Source data:
· · · · · · ·
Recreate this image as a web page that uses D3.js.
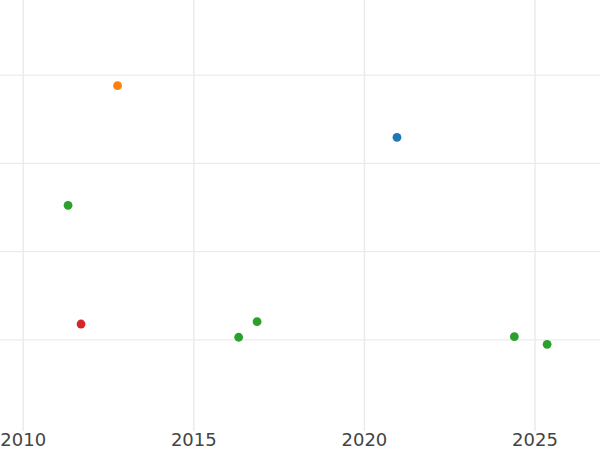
<!DOCTYPE html>
<html>
<head>
<meta charset="utf-8">
<script src="https://cdn.jsdelivr.net/npm/d3@7"></script>
<style>
  html, body { margin: 0; padding: 0; background: #fff; }
  svg { display: block; }
</style>
</head>
<body>
<svg id="chart" width="600" height="450"></svg>
<script>
// ---- data ----
const years  = [2012.78, 2020.97, 2011.33, 2011.71, 2016.33, 2016.87, 2024.41, 2025.37];
const values = [38.75, 32.9, 25.19, 11.73, 10.23, 12.0, 10.29, 9.43];
const groups = ["B", "A", "C", "D", "C", "C", "C", "C"];
const groupNames = ["A", "B", "C", "D"];
const groupColors = ["#1f77b4", "#ff7f0e", "#2ca02c", "#d62728"];
const xTickValues = [2010, 2015, 2020, 2025];
const xTickLabels = ["2010", "2015", "2020", "2025"];
const yTickValues = [10, 20, 30, 40];

// ---- layout ----
const W = 600, plotBottom = 431;
const svg = d3.select("#chart");

const x = d3.scaleLinear().domain([2009.335, 2026.92]).range([0, W]);
const y = d3.scaleLinear().domain([-0.4, 48.47]).range([plotBottom, 0]);
const color = d3.scaleOrdinal().domain(groupNames).range(groupColors);

// horizontal gridlines
svg.append("g")
  .attr("transform", "translate(0,0)")
  .call(d3.axisLeft(y).tickValues(yTickValues).tickSize(-W).tickFormat(""))
  .call(g => g.select(".domain").remove())
  .call(g => g.selectAll(".tick line").attr("stroke", "#ebebeb").attr("stroke-width", 1.2));

// vertical gridlines + labels
const xAxis = svg.append("g")
  .attr("transform", `translate(0,${plotBottom})`)
  .call(d3.axisBottom(x).tickValues(xTickValues)
        .tickFormat((d, i) => xTickLabels[i]).tickSize(-plotBottom).tickPadding(0))
  .call(g => g.select(".domain").remove());
xAxis.selectAll(".tick line").attr("stroke", "#ebebeb").attr("stroke-width", 1.5);
xAxis.selectAll(".tick text")
  .attr("fill", "#444")
  .attr("font-family", "DejaVu Sans, sans-serif")
  .attr("font-size", 18)
  .attr("dy", null)
  .attr("y", 14.7);

// points
const data = years.map((yr, i) => ({ year: yr, value: values[i], group: groups[i] }));
svg.append("g")
  .selectAll("circle")
  .data(data)
  .join("circle")
  .attr("cx", d => x(d.year))
  .attr("cy", d => y(d.value))
  .attr("r", 4.4)
  .attr("fill", d => color(d.group));
</script>
</body>
</html>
· · · · · · ·
Problem requirements:
Omit the pictures and output all of the other material exactly.

Output:
Recreate this image as a web page that uses D3.js.
<!DOCTYPE html>
<html>
<head>
<meta charset="utf-8">
<script src="https://cdn.jsdelivr.net/npm/d3@7"></script>
<style>
  html, body { margin: 0; padding: 0; background: #fff; }
  svg { display: block; }
</style>
</head>
<body>
<svg id="chart" width="600" height="450"></svg>
<script>
// ---- data ----
const years  = [2012.78, 2020.97, 2011.33, 2011.71, 2016.33, 2016.87, 2024.41, 2025.37];
const values = [38.75, 32.9, 25.19, 11.73, 10.23, 12.0, 10.29, 9.43];
const groups = ["B", "A", "C", "D", "C", "C", "C", "C"];
const groupNames = ["A", "B", "C", "D"];
const groupColors = ["#1f77b4", "#ff7f0e", "#2ca02c", "#d62728"];
const xTickValues = [2010, 2015, 2020, 2025];
const xTickLabels = ["2010", "2015", "2020", "2025"];
const yTickValues = [10, 20, 30, 40];

// ---- layout ----
const W = 600, plotBottom = 431;
const svg = d3.select("#chart");

const x = d3.scaleLinear().domain([2009.335, 2026.92]).range([0, W]);
const y = d3.scaleLinear().domain([-0.4, 48.47]).range([plotBottom, 0]);
const color = d3.scaleOrdinal().domain(groupNames).range(groupColors);

// horizontal gridlines
svg.append("g")
  .attr("transform", "translate(0,0)")
  .call(d3.axisLeft(y).tickValues(yTickValues).tickSize(-W).tickFormat(""))
  .call(g => g.select(".domain").remove())
  .call(g => g.selectAll(".tick line").attr("stroke", "#ebebeb").attr("stroke-width", 1.2));

// vertical gridlines + labels
const xAxis = svg.append("g")
  .attr("transform", `translate(0,${plotBottom})`)
  .call(d3.axisBottom(x).tickValues(xTickValues)
        .tickFormat((d, i) => xTickLabels[i]).tickSize(-plotBottom).tickPadding(0))
  .call(g => g.select(".domain").remove());
xAxis.selectAll(".tick line").attr("stroke", "#ebebeb").attr("stroke-width", 1.5);
xAxis.selectAll(".tick text")
  .attr("fill", "#444")
  .attr("font-family", "DejaVu Sans, sans-serif")
  .attr("font-size", 18)
  .attr("dy", null)
  .attr("y", 14.7);

// points
const data = years.map((yr, i) => ({ year: yr, value: values[i], group: groups[i] }));
svg.append("g")
  .selectAll("circle")
  .data(data)
  .join("circle")
  .attr("cx", d => x(d.year))
  .attr("cy", d => y(d.value))
  .attr("r", 4.4)
  .attr("fill", d => color(d.group));
</script>
</body>
</html>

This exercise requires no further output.